DIRECTIVE:
In the data below, locate each line with the word "that" and list it.

INPUT DATA:

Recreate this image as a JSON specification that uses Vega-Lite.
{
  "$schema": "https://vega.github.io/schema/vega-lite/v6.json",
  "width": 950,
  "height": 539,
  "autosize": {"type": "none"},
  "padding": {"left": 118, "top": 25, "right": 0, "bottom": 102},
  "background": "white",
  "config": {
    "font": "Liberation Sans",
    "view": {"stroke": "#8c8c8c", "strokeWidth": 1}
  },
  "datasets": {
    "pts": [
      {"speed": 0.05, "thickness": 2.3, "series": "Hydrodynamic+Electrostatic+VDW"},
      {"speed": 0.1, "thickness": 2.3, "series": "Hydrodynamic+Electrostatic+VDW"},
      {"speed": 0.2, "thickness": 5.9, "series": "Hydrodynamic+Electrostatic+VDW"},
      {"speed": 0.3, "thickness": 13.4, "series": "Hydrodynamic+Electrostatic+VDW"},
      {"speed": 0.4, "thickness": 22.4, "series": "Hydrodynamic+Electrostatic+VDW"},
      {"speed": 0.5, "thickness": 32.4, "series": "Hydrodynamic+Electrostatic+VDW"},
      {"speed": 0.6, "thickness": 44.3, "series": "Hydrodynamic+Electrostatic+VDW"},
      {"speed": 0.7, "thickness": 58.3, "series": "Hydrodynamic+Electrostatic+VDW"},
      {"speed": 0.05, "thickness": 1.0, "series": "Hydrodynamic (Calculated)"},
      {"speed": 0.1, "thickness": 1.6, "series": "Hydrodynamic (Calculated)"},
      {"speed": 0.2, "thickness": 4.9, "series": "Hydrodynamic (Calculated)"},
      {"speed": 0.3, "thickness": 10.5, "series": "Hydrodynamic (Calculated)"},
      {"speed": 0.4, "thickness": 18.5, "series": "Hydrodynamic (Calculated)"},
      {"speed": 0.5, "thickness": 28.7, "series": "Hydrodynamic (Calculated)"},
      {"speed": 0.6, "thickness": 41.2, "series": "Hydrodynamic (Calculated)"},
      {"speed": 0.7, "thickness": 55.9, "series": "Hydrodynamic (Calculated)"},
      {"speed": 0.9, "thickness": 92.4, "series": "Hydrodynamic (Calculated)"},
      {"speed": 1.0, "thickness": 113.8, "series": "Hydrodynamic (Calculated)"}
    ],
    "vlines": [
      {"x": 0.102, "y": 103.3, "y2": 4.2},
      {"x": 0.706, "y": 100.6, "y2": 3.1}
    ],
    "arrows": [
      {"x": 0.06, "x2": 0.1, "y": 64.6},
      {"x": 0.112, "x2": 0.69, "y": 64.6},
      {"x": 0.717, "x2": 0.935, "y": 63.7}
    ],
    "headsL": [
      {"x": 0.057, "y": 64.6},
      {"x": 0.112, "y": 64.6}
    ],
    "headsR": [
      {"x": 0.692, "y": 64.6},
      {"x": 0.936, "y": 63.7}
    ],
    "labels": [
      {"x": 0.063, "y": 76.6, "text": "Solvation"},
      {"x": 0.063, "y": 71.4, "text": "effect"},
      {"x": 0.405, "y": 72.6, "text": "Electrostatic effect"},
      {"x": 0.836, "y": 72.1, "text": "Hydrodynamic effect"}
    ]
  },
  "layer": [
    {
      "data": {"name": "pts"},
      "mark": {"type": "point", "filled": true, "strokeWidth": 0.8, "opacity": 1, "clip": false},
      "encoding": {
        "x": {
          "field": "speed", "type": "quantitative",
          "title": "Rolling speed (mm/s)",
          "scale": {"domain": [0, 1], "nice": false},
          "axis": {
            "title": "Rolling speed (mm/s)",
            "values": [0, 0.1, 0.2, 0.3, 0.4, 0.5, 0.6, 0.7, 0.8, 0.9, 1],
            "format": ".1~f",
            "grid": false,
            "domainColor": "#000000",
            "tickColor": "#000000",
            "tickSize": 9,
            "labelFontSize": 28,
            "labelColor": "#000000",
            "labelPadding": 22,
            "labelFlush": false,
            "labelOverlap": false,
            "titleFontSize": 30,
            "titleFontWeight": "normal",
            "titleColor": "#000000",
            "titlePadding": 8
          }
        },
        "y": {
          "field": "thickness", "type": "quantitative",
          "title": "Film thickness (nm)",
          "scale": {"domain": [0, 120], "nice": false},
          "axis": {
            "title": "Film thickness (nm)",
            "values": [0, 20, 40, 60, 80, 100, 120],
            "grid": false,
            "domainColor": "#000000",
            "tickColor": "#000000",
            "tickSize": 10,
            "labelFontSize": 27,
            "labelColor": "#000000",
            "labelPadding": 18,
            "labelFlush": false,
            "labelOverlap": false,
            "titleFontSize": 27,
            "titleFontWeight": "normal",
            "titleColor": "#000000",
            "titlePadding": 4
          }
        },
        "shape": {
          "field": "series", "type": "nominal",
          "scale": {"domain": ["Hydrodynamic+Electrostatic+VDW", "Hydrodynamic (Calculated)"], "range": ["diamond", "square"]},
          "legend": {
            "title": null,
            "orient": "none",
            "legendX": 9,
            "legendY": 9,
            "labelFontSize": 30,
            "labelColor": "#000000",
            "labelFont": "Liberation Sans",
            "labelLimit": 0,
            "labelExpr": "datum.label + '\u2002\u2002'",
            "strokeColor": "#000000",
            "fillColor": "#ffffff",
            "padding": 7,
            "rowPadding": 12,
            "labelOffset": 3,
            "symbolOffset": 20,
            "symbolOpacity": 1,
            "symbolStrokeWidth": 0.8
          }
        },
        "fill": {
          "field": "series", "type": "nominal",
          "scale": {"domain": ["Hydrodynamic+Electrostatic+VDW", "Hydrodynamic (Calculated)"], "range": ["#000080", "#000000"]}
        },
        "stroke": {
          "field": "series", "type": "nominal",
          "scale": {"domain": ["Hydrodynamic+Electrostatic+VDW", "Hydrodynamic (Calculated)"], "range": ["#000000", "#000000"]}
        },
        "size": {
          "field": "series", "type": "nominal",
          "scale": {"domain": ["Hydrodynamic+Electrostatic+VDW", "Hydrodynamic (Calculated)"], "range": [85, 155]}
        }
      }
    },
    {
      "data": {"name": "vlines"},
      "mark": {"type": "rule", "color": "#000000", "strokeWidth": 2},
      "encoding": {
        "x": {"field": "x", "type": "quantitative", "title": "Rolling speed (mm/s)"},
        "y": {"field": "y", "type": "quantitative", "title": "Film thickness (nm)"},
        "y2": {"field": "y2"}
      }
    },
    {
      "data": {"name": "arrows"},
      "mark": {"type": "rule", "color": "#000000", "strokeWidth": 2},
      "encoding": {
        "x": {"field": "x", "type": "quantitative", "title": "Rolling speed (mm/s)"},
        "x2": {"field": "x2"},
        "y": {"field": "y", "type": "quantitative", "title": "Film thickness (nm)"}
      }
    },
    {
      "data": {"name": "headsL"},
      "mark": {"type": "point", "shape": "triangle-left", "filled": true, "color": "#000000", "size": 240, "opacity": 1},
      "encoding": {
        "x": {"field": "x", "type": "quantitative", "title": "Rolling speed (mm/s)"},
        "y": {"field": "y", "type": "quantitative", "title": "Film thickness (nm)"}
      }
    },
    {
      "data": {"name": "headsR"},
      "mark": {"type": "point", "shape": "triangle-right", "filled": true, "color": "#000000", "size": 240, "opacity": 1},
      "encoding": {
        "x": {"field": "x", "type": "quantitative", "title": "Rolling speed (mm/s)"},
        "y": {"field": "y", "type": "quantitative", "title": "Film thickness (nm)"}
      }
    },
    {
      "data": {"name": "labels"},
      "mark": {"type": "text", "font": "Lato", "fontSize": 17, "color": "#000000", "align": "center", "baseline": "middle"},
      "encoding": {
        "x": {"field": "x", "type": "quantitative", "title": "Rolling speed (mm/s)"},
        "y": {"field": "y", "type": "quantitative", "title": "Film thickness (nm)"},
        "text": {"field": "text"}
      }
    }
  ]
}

---

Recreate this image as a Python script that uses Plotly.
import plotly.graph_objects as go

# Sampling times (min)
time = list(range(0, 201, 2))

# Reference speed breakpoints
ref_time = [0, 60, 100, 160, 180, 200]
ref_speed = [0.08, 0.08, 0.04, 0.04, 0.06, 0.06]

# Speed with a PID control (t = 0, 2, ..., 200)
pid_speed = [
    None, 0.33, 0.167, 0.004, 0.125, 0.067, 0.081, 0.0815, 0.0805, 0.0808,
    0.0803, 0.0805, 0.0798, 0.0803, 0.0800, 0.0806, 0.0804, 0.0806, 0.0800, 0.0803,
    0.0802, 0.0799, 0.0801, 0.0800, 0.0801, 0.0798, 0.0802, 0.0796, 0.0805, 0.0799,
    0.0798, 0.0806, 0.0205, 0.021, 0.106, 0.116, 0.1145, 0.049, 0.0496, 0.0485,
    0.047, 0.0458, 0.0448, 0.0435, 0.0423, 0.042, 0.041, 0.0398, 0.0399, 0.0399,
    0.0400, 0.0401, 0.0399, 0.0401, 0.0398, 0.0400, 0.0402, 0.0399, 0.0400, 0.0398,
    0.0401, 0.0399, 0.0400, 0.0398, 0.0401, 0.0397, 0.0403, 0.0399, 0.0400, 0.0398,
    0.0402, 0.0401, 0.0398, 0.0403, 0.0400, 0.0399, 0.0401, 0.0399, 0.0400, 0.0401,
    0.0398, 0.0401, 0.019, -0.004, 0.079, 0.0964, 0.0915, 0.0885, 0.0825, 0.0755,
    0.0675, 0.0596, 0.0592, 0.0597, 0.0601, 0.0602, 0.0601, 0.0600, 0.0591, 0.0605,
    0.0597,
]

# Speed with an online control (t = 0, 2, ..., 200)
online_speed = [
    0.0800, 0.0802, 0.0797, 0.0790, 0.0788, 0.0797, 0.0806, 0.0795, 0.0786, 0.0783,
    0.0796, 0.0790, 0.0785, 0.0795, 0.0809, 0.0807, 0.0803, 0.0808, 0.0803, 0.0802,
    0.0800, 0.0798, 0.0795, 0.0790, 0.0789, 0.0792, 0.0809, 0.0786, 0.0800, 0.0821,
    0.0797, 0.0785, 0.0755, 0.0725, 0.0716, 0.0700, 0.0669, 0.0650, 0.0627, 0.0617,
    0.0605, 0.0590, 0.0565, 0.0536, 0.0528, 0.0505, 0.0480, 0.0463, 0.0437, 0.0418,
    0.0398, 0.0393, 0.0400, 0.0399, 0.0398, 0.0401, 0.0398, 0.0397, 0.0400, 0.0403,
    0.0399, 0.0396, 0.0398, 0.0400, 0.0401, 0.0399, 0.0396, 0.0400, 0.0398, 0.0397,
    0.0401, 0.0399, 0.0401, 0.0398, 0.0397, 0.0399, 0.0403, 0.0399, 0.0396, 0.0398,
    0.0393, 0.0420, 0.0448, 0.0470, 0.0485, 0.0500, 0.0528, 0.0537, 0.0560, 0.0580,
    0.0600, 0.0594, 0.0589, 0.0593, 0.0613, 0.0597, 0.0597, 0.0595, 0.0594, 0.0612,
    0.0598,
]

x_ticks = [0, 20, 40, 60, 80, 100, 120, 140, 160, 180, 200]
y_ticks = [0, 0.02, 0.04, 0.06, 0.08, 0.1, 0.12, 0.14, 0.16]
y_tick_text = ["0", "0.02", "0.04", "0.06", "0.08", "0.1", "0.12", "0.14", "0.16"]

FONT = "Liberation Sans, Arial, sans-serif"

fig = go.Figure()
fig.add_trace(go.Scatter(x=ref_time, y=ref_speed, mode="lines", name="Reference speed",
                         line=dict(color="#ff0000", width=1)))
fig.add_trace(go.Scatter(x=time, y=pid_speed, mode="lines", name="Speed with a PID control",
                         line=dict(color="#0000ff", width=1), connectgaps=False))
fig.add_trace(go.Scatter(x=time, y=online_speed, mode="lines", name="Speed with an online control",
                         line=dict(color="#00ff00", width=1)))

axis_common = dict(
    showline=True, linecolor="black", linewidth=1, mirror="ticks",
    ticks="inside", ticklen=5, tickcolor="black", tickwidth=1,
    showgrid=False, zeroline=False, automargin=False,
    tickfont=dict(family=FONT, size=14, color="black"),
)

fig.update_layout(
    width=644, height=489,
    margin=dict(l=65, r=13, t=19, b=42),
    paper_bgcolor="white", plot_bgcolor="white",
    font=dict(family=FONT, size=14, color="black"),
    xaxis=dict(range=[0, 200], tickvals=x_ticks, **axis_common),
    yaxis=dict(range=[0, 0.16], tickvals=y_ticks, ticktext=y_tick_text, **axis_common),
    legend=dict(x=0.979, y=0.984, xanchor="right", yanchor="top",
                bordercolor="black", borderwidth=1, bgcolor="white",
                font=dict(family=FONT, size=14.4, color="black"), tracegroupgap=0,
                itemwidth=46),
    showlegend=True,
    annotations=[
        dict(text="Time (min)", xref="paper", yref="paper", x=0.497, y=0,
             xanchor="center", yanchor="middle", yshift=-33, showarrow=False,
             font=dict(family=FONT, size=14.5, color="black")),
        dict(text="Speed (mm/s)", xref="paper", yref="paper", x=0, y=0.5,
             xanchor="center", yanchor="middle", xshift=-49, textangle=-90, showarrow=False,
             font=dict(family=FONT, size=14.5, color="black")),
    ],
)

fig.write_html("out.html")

SOLUTION:
Recreate this image as a JSON specification that uses Vega-Lite.
Recreate this image as a Python script that uses Plotly.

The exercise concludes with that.